Bin Laden and Awlaki: Lawful Targets
"Major Shane Reeves is an Assistant Professor in the Department of Law at the United States Military Academy and Lieutenant Colonel Jeremy Marsh is an Assistant Professor and Senior Military Faculty member in the Department of Law at the United States Air Force Academy. Prior to these assignments, both taught as Associate Professors for the International and Operational Law Department at The Judge Advocate General’s Legal Center and School, Charlottesville, VA.
The views expressed herein are solely those of the authors and do not reflect the official positions of the Department of Defense, the Department of the Army, the Department of the Air Force, or the Judge Advocate General's Corps of either service."
Many have challenged the legality of the 2011 United States’ operations that resulted in the deaths of Osama Bin Laden and Anwar al-Awlaki. Pakistan condemned the Bin Laden operation as a violation of international law; human rights advocates asserted that each man should have been captured instead of killed; and others claimed the operations were unlawful “assassinations” or, in the case of Awlaki, a violation of his constitutional rights as an American citizen. These criticisms are all without merit.
An important threshold question to answer in determining the legality of both attacks is whether al-Qaeda is a transnational criminal enterprise or an organized armed group at war with the United States. If al-Qaeda is a transnational criminal organization, akin to the American-Sicilian mafia, then domestic criminal law controls and capturing members is required save in extreme cases of individual self-defense. However, if the United States and al-Qaeda are at war, than the laws of war control and lethal targeting is allowed. Critics of both operations assume that the applicable legal framework is one of criminal law enforcement and international human rights law. This assumption is wrong. The answer to this question is well-established: since September 11, 2001, the United States has been engaged in a congressionally-authorized armed conflict with al-Qaeda, the Taliban, and associated forces pursuant to its inherent right of self-defense.

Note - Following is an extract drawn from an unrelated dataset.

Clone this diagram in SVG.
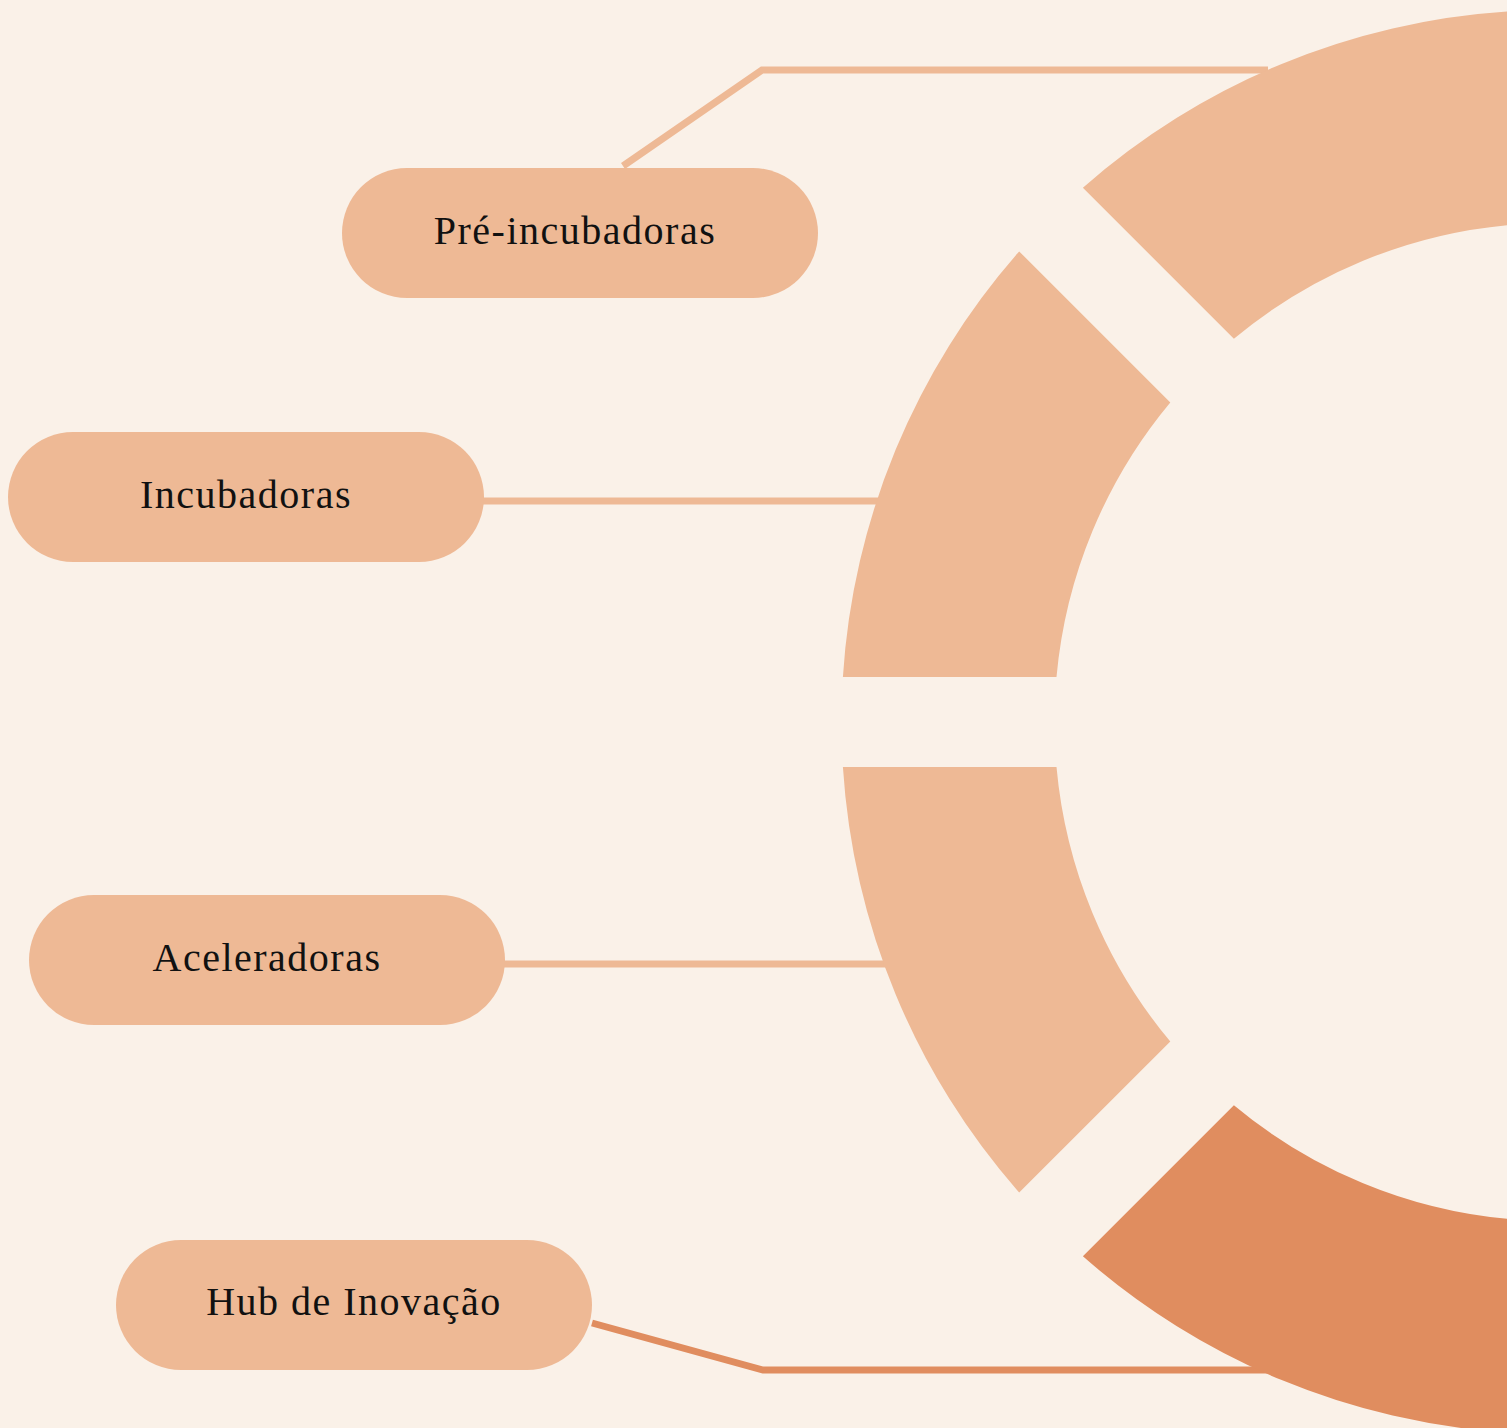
<svg xmlns="http://www.w3.org/2000/svg" width="1507" height="1428" viewBox="0 0 1507 1428">
<style>
.bg{fill:#FAF1E8}
.seg{fill:#EEB995}
.segd{fill:#E08D5F}
.pill{fill:#EEB995}
.con{fill:none;stroke:#EEB995;stroke-width:7}
.cond{fill:none;stroke:#E08D5F;stroke-width:7}
.lbl{font-family:"Liberation Serif","DejaVu Serif",serif;font-size:40px;letter-spacing:1.5px;fill:#111;text-anchor:middle}
</style>
<rect class="bg" x="0" y="0" width="1507" height="1428"/>
<g id="connectors">
<polyline class="con" points="623,166 762,70 1268,70"/>
<line class="con" x1="480" y1="501" x2="900" y2="501"/>
<line class="con" x1="500" y1="964" x2="900" y2="964"/>
<polyline class="cond" points="592,1323 763,1370 1268,1370"/>
</g>
<g id="ring">
<path id="seg-top" class="seg" d="M1082.9 187.7 A712 712 0 0 1 1508.5 11.4 L1508.5 225 A499 499 0 0 0 1233.9 338.8 Z"/>
<path id="seg-upper" class="seg" d="M1019.2 251.4 L1170.3 402.4 A499 499 0 0 0 1056.5 677 L842.9 677 A712 712 0 0 1 1019.2 251.4 Z"/>
<path id="seg-lower" class="seg" d="M842.9 767 L1056.5 767 A499 499 0 0 0 1170.3 1041.6 L1019.2 1192.6 A712 712 0 0 1 842.9 767 Z"/>
<path id="seg-bottom" class="segd" d="M1233.9 1105.2 A499 499 0 0 0 1508.5 1219 L1508.5 1432.6 A712 712 0 0 1 1082.9 1256.3 Z"/>
</g>
<g id="node-pre-incubadoras">
<rect class="pill" x="342" y="168" width="476" height="130" rx="65"/>
<text class="lbl" x="575" y="244">Pré-incubadoras</text>
</g>
<g id="node-incubadoras">
<rect class="pill" x="8" y="432" width="476" height="130" rx="65"/>
<text class="lbl" x="246" y="508">Incubadoras</text>
</g>
<g id="node-aceleradoras">
<rect class="pill" x="29" y="895" width="476" height="130" rx="65"/>
<text class="lbl" x="267" y="971">Aceleradoras</text>
</g>
<g id="node-hub">
<rect class="pill" x="116" y="1240" width="476" height="130" rx="65"/>
<text class="lbl" x="354" y="1315">Hub de Inovação</text>
</g>
</svg>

This inherent right, recognized by the United Nations Security Council after 9/11, provides an exception to the legal principle that no nation may use military force to violate the sovereign territory of another nation. Pakistan is quick to claim a violation of its sovereignty. International law, however, permits the United States to pursue its right of self-defense in a safe harbor nation if that nation is "unwilling or unable" to effectively deal with the threat. Given Bin Laden's location in Abbottabad for the past five years, it is quite obvious that Pakistan was in fact unwilling and/or unable to address the threat. Therefore, the United States lawfully entered Pakistan's sovereign territory in order to carry out this military operation.
Similarly, the United States’ incursion into Yemen clearly complies with international law. Unlike Pakistan, the United States targeted Awlaki at the invitation of the Yemeni government and therefore an “unwilling or unable” determination was unnecessary. Yemen’s consent to the Awlaki operation obviates any legal sovereignty debates and pre-empts any future allegations that the United States violated Yemen’s territorial sovereignty.
Even if the United States can pursue self-defense in Pakistan and Yemen, one must consider whether they can do so as part of an armed conflict. In September 2010, in court filings related to the possible targeting of Awlaki in Yemen, the Obama Administration made clear that the armed conflict against al-Qaeda includes the authority to target, and kill, belligerents away from the “hot” battlefields of Afghanistan and Iraq. The realities of globalization, coupled with the proliferation of transnational terrorism, provide belligerents opportunities to successfully carry out hostile activities far away from an active battlefield. It defies international law, logic, and practicality to give such belligerents legal protection from targeting based on their location. Instead, armed conflict, and the targeting authorities associated with it, must follow the belligerents.
Lawful targets are generally easy to recognize in an armed conflict between two nations. National armed forces, such as the United States Army, are comprised of uniformed individuals, who openly carry weapons, comply with the laws of war, and operate within a recognized chain of command. These individuals, known as “combatants,” may be attacked at any time or place regardless of the threat they pose to the enemy assuming they are not wounded or attempting to surrender. All others on the battlefield are protected from attack unless they decide to forfeit this protection by directly participating in the hostilities. This clear delineation between combatants and non-combatants allows for concrete determinations of who is or is not a lawful target while simultaneously protecting civilians from the brutality of warfare.